This refers to the letter ‘1971 in perspective’, which, among other things, said 70 per cent of Pakistan’s revenue was generated from jute, “but the share of East Pakistan was reduced to less than 30pc by the military rulers”.
The fact is that the jute cultivators were saved from the colonial era exploitation by Calcutta (now Kolkata). Besides, as academic Anwar H. Syed showed: “American advisers guided the ordering of priorities in Pakistan’s development plans (which some of these advisers later chose to condemn as having been exploitative of East Pakistan)” (China and Pakistan: Diplomacy of an Entente Cordiale, OUP, 1974, p.35). By 1968, cotton had overtaken jute as the largest foreign exchange earner. Why did the year 1971 spell the end of the jute industry in Bangladesh? It is a relevant question on all counts.

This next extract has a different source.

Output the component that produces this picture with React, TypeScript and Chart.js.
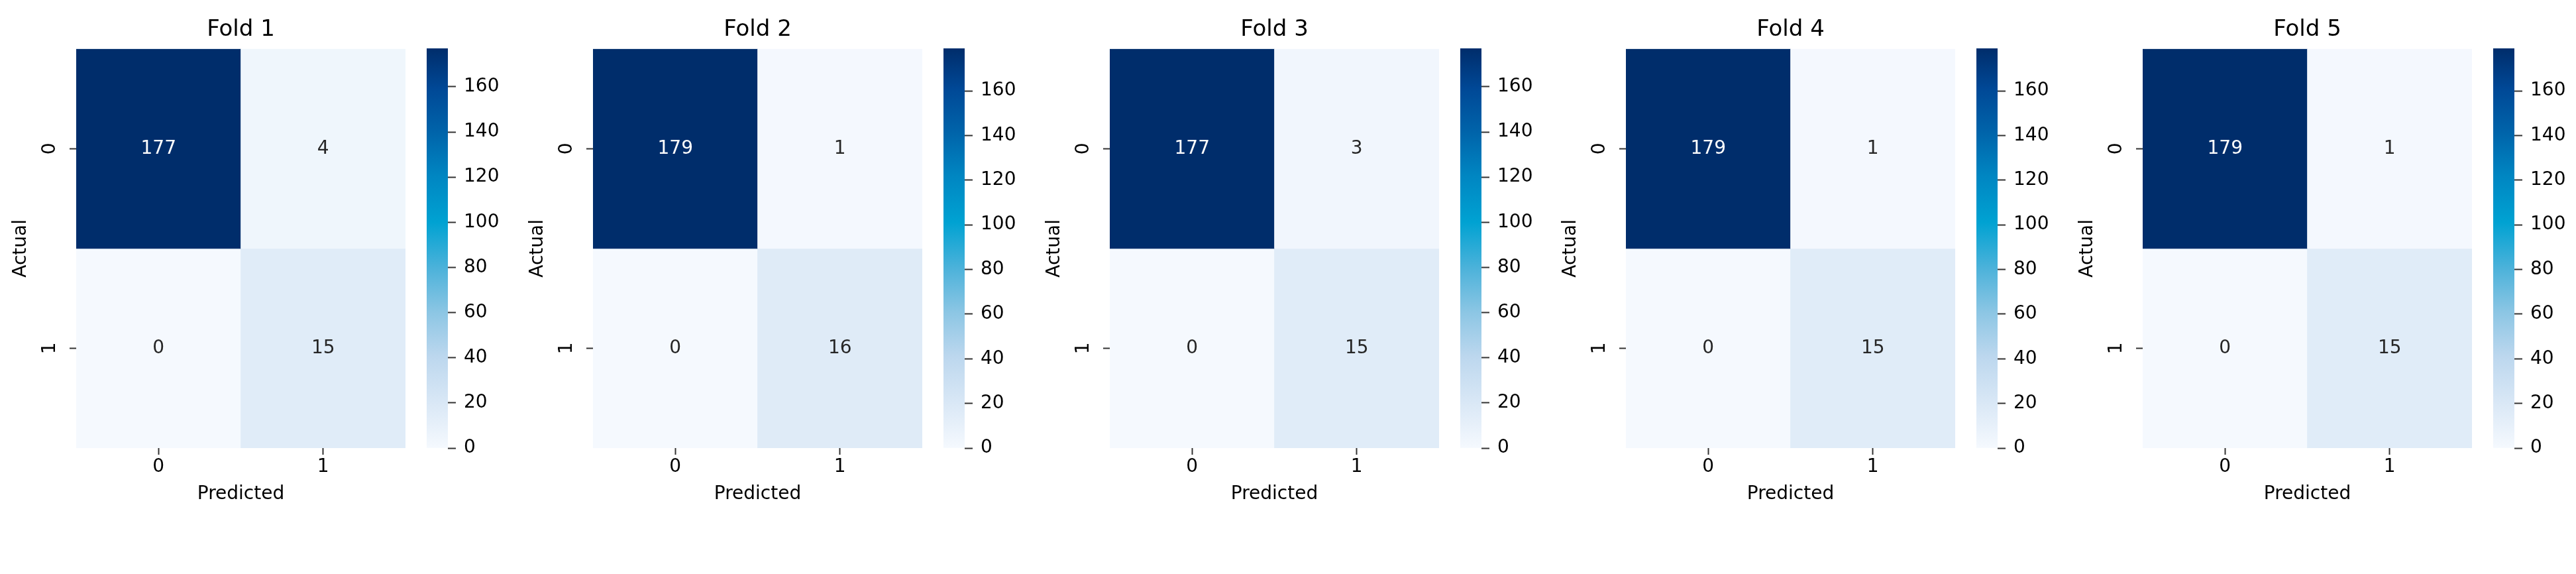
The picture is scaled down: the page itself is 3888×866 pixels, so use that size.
import React, { useEffect, useRef } from 'react';
import { Chart, registerables } from 'chart.js';

Chart.register(...registerables);

// ---------------- data ----------------
const foldTitles = ['Fold 1', 'Fold 2', 'Fold 3', 'Fold 4', 'Fold 5'];
const classLabels = ['0', '1'];
const fold1 = [[177, 4], [0, 15]];
const fold2 = [[179, 1], [0, 16]];
const fold3 = [[177, 3], [0, 15]];
const fold4 = [[179, 1], [0, 15]];
const fold5 = [[179, 1], [0, 15]];
const foldMatrices = [fold1, fold2, fold3, fold4, fold5];
const colorbarStep = 20;
const xAxisTitle = 'Predicted';
const yAxisTitle = 'Actual';

// ---------------- style ----------------
const FONT = 'DejaVu Sans';
const PANEL_DX = 779.75;
const CANVAS_H = 866;
const AREA_TOP = 73;
const AREA_BOTTOM = 676;
const TEXT = '#000000';
const TICK_COLOR = '#333333';

const cmapStops: [number, string][] = [
  [0.0, '#f5f9fe'],
  [0.11, '#dae8f6'],
  [0.23, '#bcd7ee'],
  [0.34, '#8cc6e4'],
  [0.45, '#4cb2da'],
  [0.565, '#00a2d2'],
  [0.68, '#0086c2'],
  [0.79, '#0064aa'],
  [0.9, '#004896'],
  [1.0, '#002d6b'],
];

function hexToRgb(h: string) {
  const n = parseInt(h.slice(1), 16);
  return [(n >> 16) & 255, (n >> 8) & 255, n & 255];
}

function cmap(t: number) {
  const v = Math.max(0, Math.min(1, t));
  for (let i = 1; i < cmapStops.length; i++) {
    const [p1, c1] = cmapStops[i];
    const [p0, c0] = cmapStops[i - 1];
    if (v <= p1) {
      const f = (v - p0) / (p1 - p0);
      const a = hexToRgb(c0);
      const b = hexToRgb(c1);
      const r = a.map((x, k) => Math.round(x + (b[k] - x) * f));
      return `rgb(${r[0]},${r[1]},${r[2]})`;
    }
  }
  return cmapStops[cmapStops.length - 1][1];
}

function annotatePlugin(m: number[][], vmax: number) {
  return {
    id: 'annot',
    afterDatasetsDraw(chart: any) {
      const { ctx } = chart;
      const xs = chart.scales.x;
      const ys = chart.scales.y;
      ctx.save();
      ctx.font = `28px "${FONT}"`;
      ctx.textAlign = 'center';
      ctx.textBaseline = 'middle';
      m.forEach((row, r) =>
        row.forEach((v, c) => {
          ctx.fillStyle = v / vmax > 0.6 ? '#ffffff' : '#262626';
          ctx.fillText(String(v), xs.getPixelForValue(c), ys.getPixelForValue(r + 0.5));
        })
      );
      ctx.restore();
    },
  };
}

function Panel({ index }: { index: number }) {
  const heatRef = useRef<HTMLCanvasElement>(null);
  const barRef = useRef<HTMLCanvasElement>(null);
  const m = foldMatrices[index];
  const title = foldTitles[index];

  useEffect(() => {
    const vmax = Math.max(...m.flat());
    const font28 = { family: FONT, size: 28 };

    const heat = new Chart(heatRef.current as HTMLCanvasElement, {
      type: 'bar',
      data: {
        labels: classLabels,
        datasets: m.map((row, r) => ({
          data: row.map(() => [r, r + 1]),
          backgroundColor: row.map((v) => cmap(v / vmax)),
          borderWidth: 0,
          grouped: false,
          categoryPercentage: 1,
          barPercentage: 1,
          yAxisID: 'y',
        })) as any,
      },
      options: {
        responsive: false,
        animation: false,
        devicePixelRatio: 1,
        layout: { padding: 0 },
        plugins: {
          legend: { display: false },
          tooltip: { enabled: false },
          title: {
            display: true,
            text: title,
            color: TEXT,
            font: { family: FONT, size: 34, weight: 'normal' },
            padding: { top: 25, bottom: 8 },
          },
        },
        scales: {
          x: {
            type: 'category',
            offset: true,
            grid: {
              offset: false,
              drawOnChartArea: false,
              drawTicks: true,
              tickLength: 10,
              tickWidth: 2,
              tickColor: TICK_COLOR,
            },
            border: { display: false },
            ticks: { font: font28, color: TEXT, padding: 2, minRotation: 0, maxRotation: 0 },
            title: {
              display: true,
              text: xAxisTitle,
              color: TEXT,
              font: font28,
              padding: { top: 0, bottom: 103 },
            },
            afterFit: (s: any) => {
              s.height = CANVAS_H - AREA_BOTTOM;
            },
          },
          y: {
            type: 'linear',
            min: 0,
            max: classLabels.length,
            reverse: true,
            afterBuildTicks: (s: any) => {
              s.ticks = classLabels.map((_, i) => ({ value: i + 0.5 }));
            },
            ticks: {
              callback: (v: any) => classLabels[Math.floor(Number(v))],
              minRotation: 90,
              maxRotation: 90,
              crossAlign: 'center',
              padding: 20,
              font: font28,
              color: TEXT,
            },
            grid: {
              drawOnChartArea: false,
              drawTicks: true,
              tickLength: 10,
              tickWidth: 2,
              tickColor: TICK_COLOR,
            },
            border: { display: false },
            title: {
              display: true,
              text: yAxisTitle,
              color: TEXT,
              font: font28,
              padding: { top: 15, bottom: 0 },
            },
            afterFit: (s: any) => {
              s.width = 115;
            },
          },
          yR: {
            type: 'linear',
            position: 'right',
            display: true,
            grid: { display: false },
            ticks: { display: false },
            border: { display: false },
            afterFit: (s: any) => {
              s.width = 115;
            },
          },
        } as any,
      },
      plugins: [annotatePlugin(m, vmax)],
    });

    const bar = new Chart(barRef.current as HTMLCanvasElement, {
      type: 'bar',
      data: {
        labels: [''],
        datasets: [
          {
            data: [[0, vmax]] as any,
            borderWidth: 0,
            categoryPercentage: 1,
            barPercentage: 1,
            backgroundColor: (ctx: any) => {
              const area = ctx.chart.chartArea;
              if (!area) return cmap(0.5);
              const g = ctx.chart.ctx.createLinearGradient(0, area.bottom, 0, area.top);
              cmapStops.forEach(([p, c]) => g.addColorStop(p, c));
              return g;
            },
          },
        ],
      },
      options: {
        responsive: false,
        animation: false,
        devicePixelRatio: 1,
        layout: { padding: { top: AREA_TOP, bottom: CANVAS_H - AREA_BOTTOM, left: 0, right: 0 } },
        plugins: { legend: { display: false }, tooltip: { enabled: false }, title: { display: false } },
        scales: {
          x: { display: false },
          y: {
            type: 'linear',
            position: 'right',
            min: 0,
            max: vmax,
            ticks: {
              stepSize: colorbarStep,
              includeBounds: false,
              padding: 12,
              font: font28,
              color: TEXT,
            },
            grid: {
              drawOnChartArea: false,
              drawTicks: true,
              tickLength: 12,
              tickWidth: 2,
              tickColor: TICK_COLOR,
            },
            border: { display: false },
            afterFit: (s: any) => {
              s.width = 103;
            },
          },
        } as any,
      },
    });

    return () => {
      heat.destroy();
      bar.destroy();
    };
  }, [index]);

  const left = Math.round(index * PANEL_DX);
  return (
    <>
      <canvas
        ref={heatRef}
        width={727}
        height={CANVAS_H}
        style={{ position: 'absolute', left, top: 0, width: 727, height: CANVAS_H }}
      />
      <canvas
        ref={barRef}
        width={135}
        height={CANVAS_H}
        style={{ position: 'absolute', left: left + 644, top: 0, width: 135, height: CANVAS_H }}
      />
    </>
  );
}

export default function App() {
  useEffect(() => {
    document.body.style.margin = '0';
    document.body.style.background = '#ffffff';
  }, []);
  return (
    <div
      style={{
        position: 'absolute',
        left: 0,
        top: 0,
        width: 3888,
        height: CANVAS_H,
        background: '#ffffff',
        overflow: 'hidden',
      }}
    >
      {foldTitles.map((_, i) => (
        <Panel key={i} index={i} />
      ))}
    </div>
  );
}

As regards the contention that Yahya Khan had refused to hand over power to the majority party of Sheikh Mujibur Rahman; here is what Yahya said in his deposition before the Hamoodur Rahman Commission: “I offered to appoint him the deputy chief martial law adminis- trator there and then. He laughed and rejected the idea as too ridiculous” (A. Basit, The Breaking of Pakistan, Liberty, 1997, p.32].
As for Operation Searchlight, there is overwhelming evidence that it was preceded by 25 days of atrocities against the non-Bengali population.
Above all, the Six-Point agenda of Mujibur Rahman, as per the Awami League manifesto, was not a recipe for the separation of the eastern wing, but of the disintegration of West Pakistan.